Lukas Beeler wagt einen gewaltigen Sprung in die Trivialliteratur. Man könnte auch von einer unterhaltsamen Bruchlandung sprechen, weil der wilde Plot um heimliche Traumprinzenfantasien so platt ist, dass selbst der Schauspieler ständig ins Kichern kommt. Das ebenfalls kichernde Publikum genießt auch das optische Schauspiel des Schauspielers, der so schön die Augen verdreht und Kopf schüttelnd weiter blättert, um kichernd über die nächste schlichte Worthülse zu stolpern, die schon der Titel dieses Supermarkt-Bestseller ahnen lässt: „Heißer Flirt mit einem Hollywoodstar“.
Mit einem Ausflug auf die britischen Inseln kontert Gerd Zinck das Hollywood-Intermezzo. Er entdeckt dem NachtBar-Publikum den schottischen Schriftsteller und Lyriker Michael Peterson und dessen Widmung für einen Jugendfreund, der sich mit einem Sprung von der berühmten Forth Road Bridge verabschiedet hatte. Dazu gibt es nicht nur eine Dia-Show mit Blick über die Brücke, sondern eine musikalisch poetische Skizze mit dem Jugendfreund Scott Hutchison, der als Singer/Songwriter seinen Selbstmord bereits musikalisch angekündigt hatte.
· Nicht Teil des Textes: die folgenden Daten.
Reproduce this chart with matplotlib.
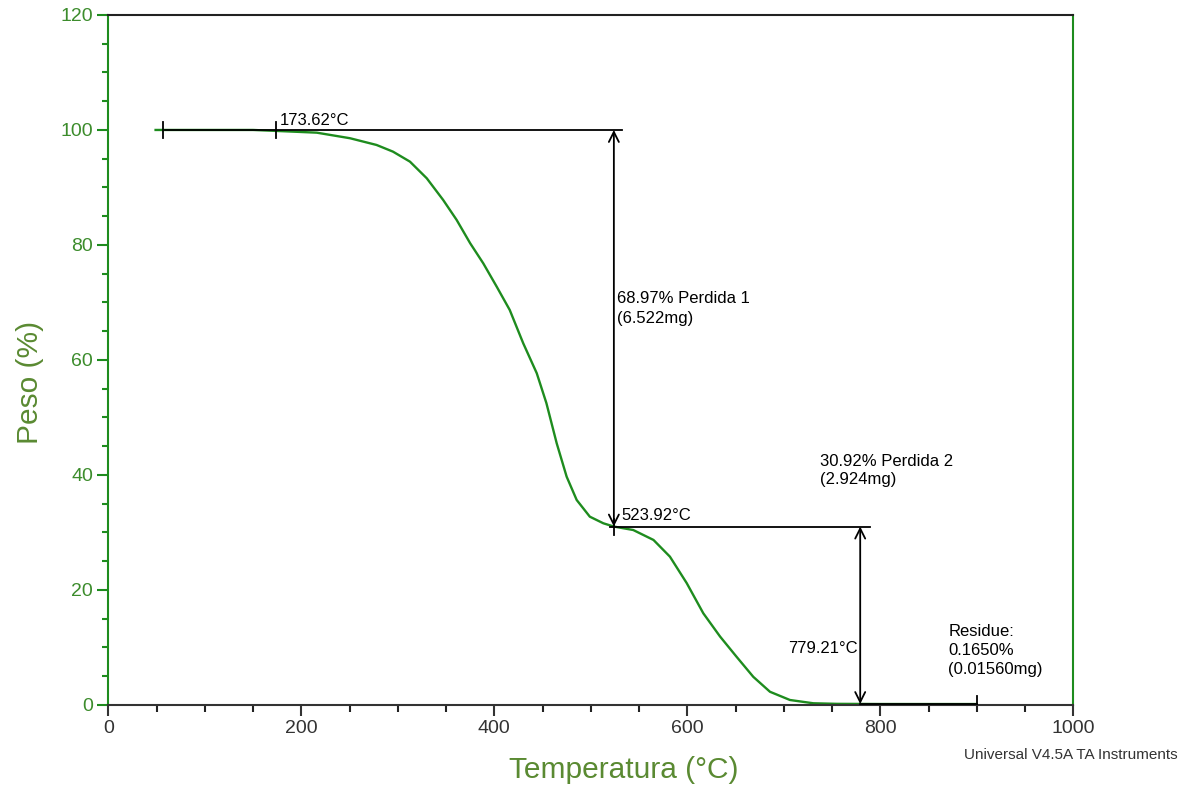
import numpy as np
import matplotlib.pyplot as plt
from matplotlib.ticker import MultipleLocator

plt.rcParams['font.family'] = ['Liberation Sans', 'DejaVu Sans']

# TGA curve
temperatura = [49, 100, 150, 174.5, 216, 250.5, 278, 295, 312.6, 330, 347, 361, 375, 388.6,
               402.5, 416, 430, 444, 454, 464.7, 475, 485.4, 499, 513, 523.9, 544, 565,
               582, 599.4, 616.6, 634, 651, 668.4, 685.7, 706.4, 730.6, 755, 800, 850, 900]
peso = [100.0, 100.0, 100.0, 99.83, 99.53, 98.56, 97.39, 96.23, 94.49, 91.6, 87.83, 84.35,
        80.3, 76.8, 72.75, 68.7, 62.9, 57.7, 52.5, 45.5, 39.7, 35.65, 32.75, 31.6, 31.03,
        30.43, 28.7, 25.8, 21.2, 15.95, 11.9, 8.4, 4.9, 2.3, 0.87, 0.3, 0.2, 0.17, 0.166,
        0.165]

# analysis markers
inicio = [57, 173.62]
t1 = 523.92
t2 = 779.21
t_fin = 900
peso_1 = 31.03
residuo = 0.165

verde = '#1e8c1e'
verde_txt = '#3c8c2c'
verde_lbl = '#5a8a32'

fig = plt.figure(figsize=(11.85, 7.87), dpi=100)
ax = fig.add_axes([0.0914, 0.1042, 0.8143, 0.8768])

ax.plot(temperatura, peso, color=verde, lw=1.7, zorder=2)

# step 1
ax.plot([59, 532.6], [100, 100], color='black', lw=1.3, zorder=3)
for t in inicio:
    ax.plot([t, t], [98.6, 101.4], color='black', lw=1.3, zorder=3)
ax.annotate('', xy=(t1, peso_1), xytext=(t1, 100),
            arrowprops=dict(arrowstyle='<->', color='black', lw=1.3,
                            mutation_scale=18, shrinkA=0, shrinkB=0), zorder=3)

# step 2
ax.plot([520, 789.6], [peso_1, peso_1], color='black', lw=1.3, zorder=3)
ax.plot([t1, t1], [peso_1 - 1.4, peso_1 + 1.4], color='black', lw=1.3, zorder=3)
ax.annotate('', xy=(t2, residuo), xytext=(t2, peso_1),
            arrowprops=dict(arrowstyle='<->', color='black', lw=1.3,
                            mutation_scale=18, shrinkA=0, shrinkB=0), zorder=3)

# residue
ax.plot([t2, t_fin], [residuo, residuo], color='black', lw=1.3, zorder=3)
ax.plot([t_fin, t_fin], [residuo - 1.4, residuo + 1.4], color='black', lw=1.3, zorder=3)

fs = 12
ax.text(178, 100.4, '173.62°C', fontsize=fs, ha='left', va='bottom')
ax.text(527.5, 72.0, '68.97% Perdida 1\n(6.522mg)', fontsize=fs, ha='left', va='top',
        linespacing=1.45)
ax.text(531.6, 31.6, '523.92°C', fontsize=fs, ha='left', va='bottom')
ax.text(738, 43.6, '30.92% Perdida 2\n(2.924mg)', fontsize=fs, ha='left', va='top',
        linespacing=1.22)
ax.text(777, 9.9, '779.21°C', fontsize=fs, ha='right', va='center')
ax.text(870.5, 14.1, 'Residue:\n0.1650%\n(0.01560mg)', fontsize=fs, ha='left', va='top',
        linespacing=1.35)

ax.set_xlim(0, 1000)
ax.set_ylim(0, 120)
ax.xaxis.set_major_locator(MultipleLocator(200))
ax.xaxis.set_minor_locator(MultipleLocator(50))
ax.yaxis.set_major_locator(MultipleLocator(20))
ax.yaxis.set_minor_locator(MultipleLocator(5))

ax.spines['left'].set_color(verde)
ax.spines['right'].set_color(verde)
ax.spines['top'].set_color('#222222')
ax.spines['bottom'].set_color('#333333')
for s in ax.spines.values():
    s.set_linewidth(1.5)

ax.tick_params(axis='x', which='major', direction='out', length=8, width=1.5,
               colors='#333333', labelsize=14, pad=3)
ax.tick_params(axis='x', which='minor', direction='out', length=5, width=1.5, colors='#222222')
ax.tick_params(axis='y', which='major', direction='out', length=8, width=1.5,
               colors=verde, labelcolor=verde_txt, labelsize=14, pad=3)
ax.tick_params(axis='y', which='minor', direction='out', length=4, width=1.5, colors=verde)

ax.set_xlabel('Temperatura (°C)', fontsize=21.5, color=verde_lbl, va='center')
ax.set_ylabel('Peso (%)', fontsize=21.5, color=verde_lbl, va='center')
ax.xaxis.set_label_coords(0.534, -0.094)
ax.yaxis.set_label_coords(-0.081, 0.467)

fig.text(0.994, 0.0407, 'Universal V4.5A TA Instruments', fontsize=11, color='#333333',
         ha='right', va='center')

fig.savefig('out.png', dpi=100)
Andreas Jessing locken da mehr die intergalaktischen Sphären in der „Trisolaris“-Triologie des chinesischen Schriftsteller Liu Cixin Liu. In die habe er sich rein gefressen, schwärmt der Schauspieler und dass nicht nur, weil der Autor darin eine knallharte Abrechnung mit der Kulturrevolution und dem Maoismus vornimmt, sondern mit einer überbordenden Fantasie Welten erfindet. Von stabilen und instabilen Nächten erzählt Jessing, die bis zu 200 dauern können, von Lebewesen, die dann einfach vorübergehend austrocknen, bis sich wieder eine neue Zeit ankündigt.
Schon nach wenigen Minuten hat der sein Publikum zu einem 2400 Seiten Science-Fiction Abenteuer verführt und das auch mit der Aussicht auf ein grandioses Finale.
Auf ein grandioses Finale hält auch Andrea Strube zu, bei dem es nicht um Seiten starke Bestseller geht, sondern um Zombies, wie sie in der Netflix-Serie „The Walking Dead“ umtriebig sind. Dazu gibt es den passenden Zombie-Sound als Hörprobe.
Neugierig geworden ist das Publikum auf alle Fälle, um nach dieser HörBar weitere Lesereisepläne zu schmieden. Der Roman von Nino Haratischwili kursiert bereits als Leihgabe und vermutlich ist auch bald ein Waldspaziergang mit Max Porters „Lanny“ fällig oder ein neuer Bücherstapel mit dem Vermerk „Lesen Sie dieses Buch!“.